During this KM Conversation, Euan Semple referenced his time at the BBC, where they implemented “bulletin boards” which gave BBC staff the ability to raise all sorts of topics and discuss all sorts of topics—and also point to information. This is an example of how an enterprise social network becomes, in some respects, a search tool.

In Euan’s examples, he refers to “assisted search,” meaning that people could, as might be expected, respond to questions with hyperlinks to relevant information, but also (unlike a search engine) put context around both the question and the answer.

I say “tomato,” you say “to-may-to”

In one specific scenario, during an online conversation about what could be claimed when using one’s own car for business purposes, the varied individual responses alerted the HR department to the need to post a link to the official policy—indeed, to let people know it existed—and also surfaced scenarios where different parts of the business could and should interpret it differently… allowing renewed focus on coming up with the “best answer.”

As time goes by…

It should be noted that, as Euan Semple reminds us, an enterprise social network retains a “legacy of the conversations,” and often the answers change over time.

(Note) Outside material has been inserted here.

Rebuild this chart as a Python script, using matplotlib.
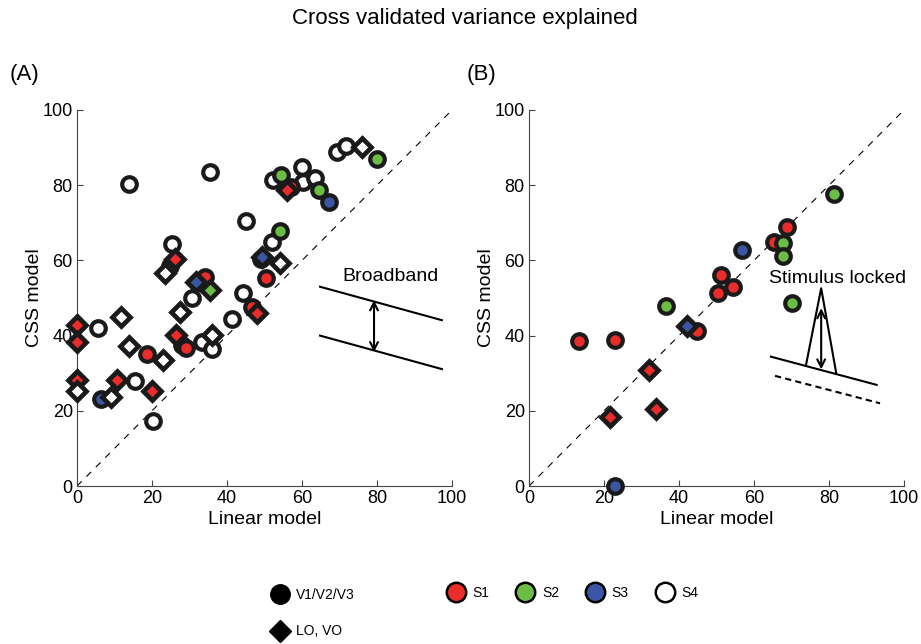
import matplotlib
matplotlib.use("Agg")
import matplotlib.pyplot as plt
from matplotlib.lines import Line2D

plt.rcParams['font.family'] = ['Liberation Sans', 'DejaVu Sans']

colors = {"S1": "#ea2c2a", "S2": "#6cbd45", "S3": "#3b56a5", "S4": "white"}

# panel A: broadband  (x linear, y css, shape, subject)
a_x = [13.9, 35.4, 45.0, 25.3, 24.8, 30.7, 44.3, 41.2, 15.5, 20.3, 5.7, 27.9, 33.2, 35.9,
       51.9, 52.3, 59.9, 60.3, 63.5, 69.2, 71.7,
       18.6, 29.1, 34.1, 46.7, 50.4, 57.0,
       54.1, 54.3, 64.4, 79.9, 49.0,
       6.3, 67.3,
       0, 0, 0, 10.8, 20.0, 26.4, 26.1, 48.1, 55.9,
       0, 9.2, 14.0, 11.7, 22.8, 27.5, 35.9, 23.5, 54.1, 75.9,
       35.5,
       31.7, 49.2]
a_y = [80.4, 83.5, 70.4, 64.4, 58.4, 50.0, 51.2, 44.3, 27.9, 17.4, 42.0, 37.4, 38.4, 36.4,
       65.0, 81.4, 84.9, 80.9, 81.8, 88.9, 90.4,
       35.1, 36.6, 55.7, 47.6, 55.4, 79.4,
       67.8, 82.7, 78.7, 87.1, 60.3,
       23.2, 75.6,
       42.8, 38.2, 28.2, 28.2, 25.3, 40.2, 60.3, 45.9, 78.7,
       25.3, 23.6, 37.3, 44.9, 33.5, 46.4, 40.2, 56.7, 59.2, 90.2,
       52.0,
       54.2, 61.0]
a_shape = ["o"] * 34 + ["D"] * 22
a_subj = (["S4"] * 21 + ["S1"] * 6 + ["S2"] * 5 + ["S3"] * 2
          + ["S1"] * 9 + ["S4"] * 10 + ["S2"] + ["S3"] * 2)

# panel B: stimulus locked
b_x = [13.4, 22.9, 44.9, 50.5, 51.2, 54.5, 65.2, 68.7,
       36.4, 67.7, 67.7, 70.0, 81.2,
       22.9, 56.9,
       32.1, 21.6, 33.8,
       42.0]
b_y = [38.7, 38.8, 41.3, 51.2, 56.1, 53.0, 65.0, 69.0,
       47.8, 64.7, 61.2, 48.6, 77.6,
       0.0, 62.8,
       30.9, 18.4, 20.4,
       42.6]
b_shape = ["o"] * 15 + ["D"] * 4
b_subj = ["S1"] * 8 + ["S2"] * 5 + ["S3"] * 2 + ["S1"] * 3 + ["S3"]

ticks = [0, 20, 40, 60, 80, 100]


def setup(ax):
    ax.set_xlim(0, 100)
    ax.set_ylim(0, 100)
    ax.set_xticks(ticks)
    ax.set_yticks(ticks)
    ax.spines['top'].set_visible(False)
    ax.spines['right'].set_visible(False)
    for s in ['left', 'bottom']:
        ax.spines[s].set_color('#444444')
    ax.tick_params(direction='in', length=4, labelsize=13, color='#444444', pad=3)
    ax.set_xlabel("Linear model", fontsize=14, labelpad=3)
    ax.set_ylabel("CSS model", fontsize=14, labelpad=0)
    ax.plot([0, 100], [0, 100], '--', color='black', lw=0.8, dashes=(6, 6))


def draw_points(ax, xs, ys, shapes, subjs):
    for x, y, m, s in zip(xs, ys, shapes, subjs):
        ms = 10.5 if m == "o" else 9
        ax.plot(x, y, marker=m, ms=ms, mfc=colors[s], mec='#1a1a1a',
                mew=3 if m == "o" else 3.4, ls='none', clip_on=False, zorder=3)


fig = plt.figure(figsize=(9.21, 6.44), dpi=100)
axA = fig.add_axes([0.0836, 0.2453, 0.4072, 0.5839])
axB = fig.add_axes([0.5744, 0.2453, 0.4072, 0.5839])

setup(axA)
setup(axB)
draw_points(axA, a_x, a_y, a_shape, a_subj)
draw_points(axB, b_x, b_y, b_shape, b_subj)

arrow = dict(arrowstyle='<->', color='black', lw=1.5, mutation_scale=14, shrinkA=0, shrinkB=0)

# broadband schematic
axA.plot([64.8, 97.3], [53.0, 44.1], color='black', lw=1.5)
axA.plot([64.8, 97.3], [40.0, 31.1], color='black', lw=1.5)
axA.annotate("", xy=(79.2, 35.6), xytext=(79.2, 49.4), arrowprops=arrow)
axA.text(83.5, 55.6, "Broadband", fontsize=14, ha='center', va='center')

# stimulus locked schematic
axB.plot([64.5, 92.7], [34.4, 26.9], color='black', lw=1.5)
axB.plot([65.6, 93.6], [29.3, 22.0], '--', color='black', lw=1.5, dashes=(3, 2))
axB.plot([73.9, 77.9, 81.9], [32.4, 52.6, 30.1], color='black', lw=1.5)
axB.annotate("", xy=(77.9, 31.0), xytext=(77.9, 47.3), arrowprops=arrow)
axB.text(82.4, 55.2, "Stimulus locked", fontsize=14, ha='center', va='center')

fig.text(0.505, 0.972, "Cross validated variance explained", fontsize=16, ha='center', va='center')
fig.text(0.027, 0.885, "(A)", fontsize=16, ha='center', va='center')
fig.text(0.523, 0.885, "(B)", fontsize=16, ha='center', va='center')

shape_handles = [
    Line2D([], [], marker='o', ms=14, color='black', ls='none', label='V1/V2/V3'),
    Line2D([], [], marker='D', ms=11, color='black', ls='none', label='LO, VO'),
]
fig.legend(handles=shape_handles, loc='upper left', bbox_to_anchor=(0.275, 0.106),
           frameon=False, fontsize=10, handletextpad=0.2, labelspacing=1.6)

subj_handles = [Line2D([], [], marker='o', ms=14, mfc=colors[s], mec='black', mew=1.8,
                       ls='none', label=s) for s in ["S1", "S2", "S3", "S4"]]
fig.legend(handles=subj_handles, loc='upper left', bbox_to_anchor=(0.466, 0.109),
           ncol=4, frameon=False, fontsize=10, handletextpad=0.2, columnspacing=1.6)

fig.savefig("out.png", dpi=100)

Sometimes asking the question again isn’t frustrating; it surfaces and reflects the fact that things have moved on. An online network reflects the organic nature of organizational endeavors—demonstrating progress, and building a body of knowledge from which future participants can benefit.

Ease of use

Networks are frictionless. People understand them in ways they don’t understand search engines, and they expect to use them in their professional lives, just as they use them in their personal lives. With a social knowledge network, asking the question is frictionless, and then people are the natural language processors—interpreting and adding context, and pointing where to go for specific information. Per Phil Green, “Information professionals should pile on, and point people to the right answers—building their own authority and building their value within the network.”

When is a subject matter expert really a subject matter expert?

Librarians and other information professionals know that the ability to share, find and refine the right answers is an extremely powerful mechanism. People operate through trusted networks and come to know whose information is more trustworthy than others’. Organizations often place people in charge of topics, and their titles make it clear they are authorities… even if they haven’t demonstrated that authority. For knowledge workers, it can be difficult to challenge this, but online networks offer the opportunity.

It’s in your job description

Euan Semple shared a quote from The ClueTrain Manifesto, in which the authors describe the power of the internet as “globally distributed, near-instant, person-to-person conversations.” Remember, librarians are essential not only for the activities they perform, but for what they know, with all its breadth and context. Sharing that insight through active participation in social knowledge networks and the global, near-instant conversations they facilitate is now a professional obligation.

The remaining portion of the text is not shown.